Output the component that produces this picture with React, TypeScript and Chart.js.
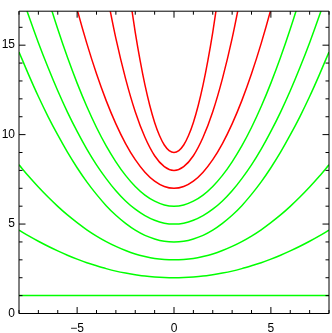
import { useEffect, useRef } from 'react';
import { Chart, registerables } from 'chart.js';

Chart.register(...registerables);

// Axis ranges and tick values
const X_MIN = -8;
const X_MAX = 8;
const Y_MIN = 0;
const Y_MAX = 16.9;
const X_MAJOR_STEP = 5;
const Y_MAJOR_STEP = 5;
const X_MINOR = [-8, -7, -6, -5, -4, -3, -2, -1, 0, 1, 2, 3, 4, 5, 6, 7, 8];
const Y_MINOR = [0, 1, 2, 3, 4, 5, 6, 7, 8, 9, 10, 11, 12, 13, 14, 15, 16];

// Sample positions
const xFull = [-8, -7.5, -7, -6.5, -6, -5.5, -5, -4.5, -4, -3.5, -3, -2.5, -2, -1.5, -1, -0.5, 0, 0.5, 1, 1.5, 2, 2.5, 3, 3.5, 4, 4.5, 5, 5.5, 6, 6.5, 7, 7.5, 8];
const xLevel1 = [-8, 8];
const xLevel6 = [-7, -6.5, -6, -5.5, -5, -4.5, -4, -3.5, -3, -2.5, -2, -1.5, -1, -0.5, 0, 0.5, 1, 1.5, 2, 2.5, 3, 3.5, 4, 4.5, 5, 5.5, 6, 6.5, 7];
const xLevel7 = [-5.5, -5, -4.5, -4, -3.5, -3, -2.5, -2, -1.5, -1, -0.5, 0, 0.5, 1, 1.5, 2, 2.5, 3, 3.5, 4, 4.5, 5, 5.5];
const xLevel8 = [-3.5, -3, -2.5, -2, -1.5, -1, -0.5, 0, 0.5, 1, 1.5, 2, 2.5, 3, 3.5];
const xLevel9 = [-2.5, -2.25, -2, -1.75, -1.5, -1.25, -1, -0.75, -0.5, -0.25, 0, 0.25, 0.5, 0.75, 1, 1.25, 1.5, 1.75, 2, 2.25, 2.5];

// Curve values (green levels 1-6, red levels 7-9)
const level1 = [1, 1];
const level2 = [4.66, 4.34, 4.04, 3.76, 3.5, 3.26, 3.04, 2.84, 2.67, 2.51, 2.37, 2.26, 2.17, 2.09, 2.04, 2.01, 2, 2.01, 2.04, 2.09, 2.17, 2.26, 2.37, 2.51, 2.67, 2.84, 3.04, 3.26, 3.5, 3.76, 4.04, 4.34, 4.66];
const level3 = [8.31, 7.67, 7.07, 6.51, 5.99, 5.51, 5.08, 4.68, 4.33, 4.02, 3.75, 3.52, 3.33, 3.19, 3.08, 3.02, 3, 3.02, 3.08, 3.19, 3.33, 3.52, 3.75, 4.02, 4.33, 4.68, 5.08, 5.51, 5.99, 6.51, 7.07, 7.67, 8.31];
const level4 = [14.62, 13.34, 12.13, 11.01, 9.98, 9.02, 8.15, 7.36, 6.66, 6.03, 5.49, 5.04, 4.66, 4.37, 4.17, 4.04, 4, 4.04, 4.17, 4.37, 4.66, 5.04, 5.49, 6.03, 6.66, 7.36, 8.15, 9.02, 9.98, 11.01, 12.13, 13.34, 14.62];
const level5 = [18.25, 16.64, 15.14, 13.75, 12.45, 11.26, 10.18, 9.19, 8.31, 7.54, 6.86, 6.29, 5.83, 5.47, 5.21, 5.05, 5, 5.05, 5.21, 5.47, 5.83, 6.29, 6.86, 7.54, 8.31, 9.19, 10.18, 11.26, 12.45, 13.75, 15.14, 16.64, 18.25];
const level6 = [19.48, 17.62, 15.9, 14.32, 12.88, 11.57, 10.4, 9.37, 8.48, 7.72, 7.1, 6.62, 6.28, 6.07, 6, 6.07, 6.28, 6.62, 7.1, 7.72, 8.48, 9.37, 10.4, 11.57, 12.88, 14.32, 15.9, 17.62, 19.48];
const level7 = [19.1, 17.0, 15.1, 13.4, 11.9, 10.6, 9.5, 8.6, 7.9, 7.4, 7.1, 7, 7.1, 7.4, 7.9, 8.6, 9.5, 10.6, 11.9, 13.4, 15.1, 17.0, 19.1];
const level8 = [18.05, 15.38, 13.13, 11.28, 9.85, 8.82, 8.21, 8, 8.21, 8.82, 9.85, 11.28, 13.13, 15.38, 18.05];
const level9 = [19.5, 17.51, 15.72, 14.15, 12.78, 11.63, 10.68, 9.95, 9.42, 9.11, 9, 9.11, 9.42, 9.95, 10.68, 11.63, 12.78, 14.15, 15.72, 17.51, 19.5];

const GREEN = '#00ff00';
const RED = '#ff0000';

const seriesDefs: { xs: number[]; ys: number[]; color: string }[] = [
  { xs: xLevel1, ys: level1, color: GREEN },
  { xs: xFull, ys: level2, color: GREEN },
  { xs: xFull, ys: level3, color: GREEN },
  { xs: xFull, ys: level4, color: GREEN },
  { xs: xFull, ys: level5, color: GREEN },
  { xs: xLevel6, ys: level6, color: GREEN },
  { xs: xLevel7, ys: level7, color: RED },
  { xs: xLevel8, ys: level8, color: RED },
  { xs: xLevel9, ys: level9, color: RED },
];

const FONT = { family: '"Liberation Sans", Arial, Helvetica, sans-serif', size: 12 };

const fmt = (v: number) => (v < 0 ? '\u2212' + Math.abs(v) : String(v));

const framePlugin = {
  id: 'idlFrame',
  afterDraw(chart: any) {
    const { ctx, chartArea, scales } = chart;
    const { left, right, top, bottom } = chartArea;
    ctx.save();
    ctx.strokeStyle = '#000000';
    ctx.lineWidth = 1;
    ctx.beginPath();
    ctx.rect(left, top, right - left, bottom - top);
    ctx.stroke();
    ctx.beginPath();
    for (const v of X_MINOR) {
      const px = scales.x.getPixelForValue(v);
      const len = v % X_MAJOR_STEP === 0 ? 6.5 : 3.5;
      ctx.moveTo(px, bottom);
      ctx.lineTo(px, bottom - len);
      ctx.moveTo(px, top);
      ctx.lineTo(px, top + len);
    }
    for (const v of Y_MINOR) {
      const py = scales.y.getPixelForValue(v);
      const len = v % Y_MAJOR_STEP === 0 ? 6.5 : 3.5;
      ctx.moveTo(left, py);
      ctx.lineTo(left + len, py);
      ctx.moveTo(right, py);
      ctx.lineTo(right - len, py);
    }
    ctx.stroke();
    ctx.restore();
  },
};

export default function App() {
  const ref = useRef<HTMLCanvasElement | null>(null);

  useEffect(() => {
    if (!ref.current) return;
    const datasets = seriesDefs.map((s) => ({
      data: s.xs.map((x, i) => ({ x, y: s.ys[i] })),
      borderColor: s.color,
      backgroundColor: s.color,
      borderWidth: 1.5,
      pointRadius: 0,
      cubicInterpolationMode: 'monotone' as const,
      fill: false,
    }));
    const chart = new Chart(ref.current, {
      type: 'line',
      data: { datasets },
      plugins: [framePlugin],
      options: {
        animation: false,
        responsive: false,
        devicePixelRatio: 1,
        layout: { padding: { top: 4, right: 3, left: 0, bottom: 0 } },
        plugins: { legend: { display: false }, tooltip: { enabled: false } },
        scales: {
          x: {
            type: 'linear',
            min: X_MIN,
            max: X_MAX,
            grid: { display: false, drawTicks: false },
            border: { display: false },
            ticks: {
              stepSize: X_MAJOR_STEP,
              includeBounds: false,
              color: '#000',
              font: FONT,
              padding: 8,
              maxRotation: 0,
              callback: (v: any) => fmt(Number(v)),
            },
            afterFit: (s: any) => {
              s.height = 19.5;
            },
          },
          y: {
            type: 'linear',
            min: Y_MIN,
            max: Y_MAX,
            grid: { display: false, drawTicks: false },
            border: { display: false },
            ticks: {
              stepSize: Y_MAJOR_STEP,
              includeBounds: false,
              color: '#000',
              font: FONT,
              padding: 4,
              callback: (v: any) => fmt(Number(v)),
            },
            afterFit: (s: any) => {
              s.width = 19;
            },
          },
        },
      },
    });
    return () => chart.destroy();
  }, []);

  return (
    <div style={{ position: 'absolute', left: 0, top: 0, width: 332, height: 333, background: '#fff' }}>
      <canvas ref={ref} width={332} height={333} style={{ width: 332, height: 333, display: 'block' }} />
    </div>
  );
}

______

* Instructions for the task *
Pick out all lines containing the string "picture".

* Output of the exercise *
Output the component that produces this picture with React, TypeScript and Chart.js.

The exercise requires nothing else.